By judicious tact, she attached both her subjects and her soldiers to her cause, and enlarged the borders of her dominion very considerably. Even Egypt yielded to her prowess, and haughty Persia solicited an alliance with her. She was, in fact, as powerful as any of the Eastern potentates, if not the most powerful. No petty passion or malice was allowed to mark her conduct in the treatment of her subjects. The good of her country was her principal object in government, and for the good of the State she would forgive, or at least not punish, a personal injury. And, though surrounding herself with all the splendors of royalty, she yet managed the financial affairs of her realm with economy.
But the prosperity of her kingdom, and her own success as a sovereign, only increased the envy and resentment of the Romans. Aurelian had gained the supreme power in Rome, and, once established in his authority, he determined to make good the old boast—once so true—that Rome was mistress of the world. Zenobia was a powerful rival, and her he determined to humble. Finding her kingdom menaced by so powerful a foe, she set herself to defend it, and met the approaching enemy a hundred miles from her capital. Here the tide of fortune turned against the hitherto prosperous queen. In two successive battles she suffered defeat, and then she shut herself up in Palmyra, hoping to starve Aurelian into leaving her in peace; but his star was yet in the ascendant, the last obstacle was overcome, and Palmyra fell.
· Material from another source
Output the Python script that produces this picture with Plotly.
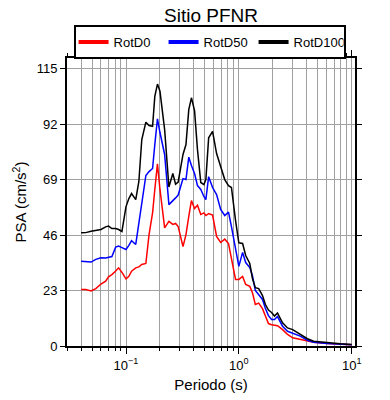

Zenobia, with some of her attendants, fled; but was overtaken and brought back a prisoner, destined to grace the triumph of her conqueror. She who had for more than five years ruled a powerful nation so nobly and so well, was henceforth to be subjected to the indignities of a captive.
With Zenobia, fell the dominion of the East, and its once beautiful capital dwindled into insignificance.
HYPATIA.
Rather more than a century had passed since the subjugation of Zenobia and her Empire by pagan Rome, when Hypatia, the philosopher of Alexandria, attracted the attention of the then civilized world by her marvelous talents and varied accomplishments. The daughter of Theon, the celebrated mathematician of Alexandria, she possessed unusual facilities—for a woman—for acquiring knowledge; and especially for becoming acquainted with the abstruse sciences. Of these facilities she availed herself with commendable earnestness; and at an early age she had made herself mistress of both Geometry and Astronomy, as far as either science was then understood or taught in any of the schools. As is the case with less profound natures, the mind grew on what it fed upon; reasoning, and the elucidation of knotty mathematical problems, became her delight; and, by general consent, she ranked as one of the first philosophers of her time, if not indeed the very first.